Tag and attribute names are not limited to current HTML tags, so custom tags (and even, say, DocBook tags) may be used.

and (3.) the fact that SGML (and HTML to some extent) already has various ways to “minimize” markup as a convenience for human authors, as argued for by Goldfarb (in annex A.3 of ISO 8879:1986) regarding tag omission (emphasis mine):

The price of this simplicity, though, is that an end-tag must be present for every element.

This price would be totally unacceptable had the user to enter all the tags himself. He knows that the start of a paragraph, for example, terminates the previous one, so he would be reluctant to go to the trouble and expense of entering an explicit end-tag for every single paragraph just to share his knowledge with the system.
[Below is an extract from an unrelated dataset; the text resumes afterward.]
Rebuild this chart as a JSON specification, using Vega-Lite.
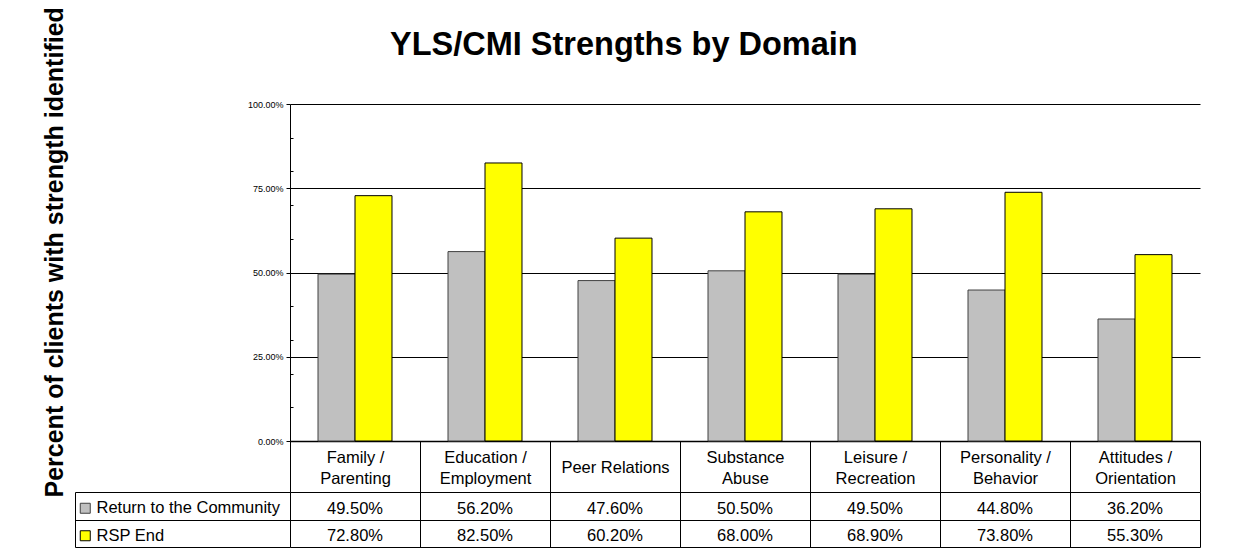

He would have equally strong feelings about other element types he might define for himself, if they occurred with any great frequency.

With SGML, however, it is possible to omit much markup by advising the system about the structure and attributes of any type of element the user defines.

I therefore would much prefer if a Markdown processor rsp the CommonMark spec would “know enough” about already existing markup minimization techniques in order to “get out of the way” of authors who want to use them, instead of bolting on additional ad-hoc syntax for all kinds of situations.

Just because XML (for good reasons—which are irrelevant here) went into the opposite direction of the Goldfarb quote above and did away with all the SGML conveniences for human authors—aka markup minimization rules—in the interest of simplicity for implementations, and famously stated “terseness in XML markup is of minimal importance” as a design goal, should IMO not mean that CommonMark needs to re-invent them all over. At least not in cases where they already provide clear, simple, short and standard ways to mark-up text.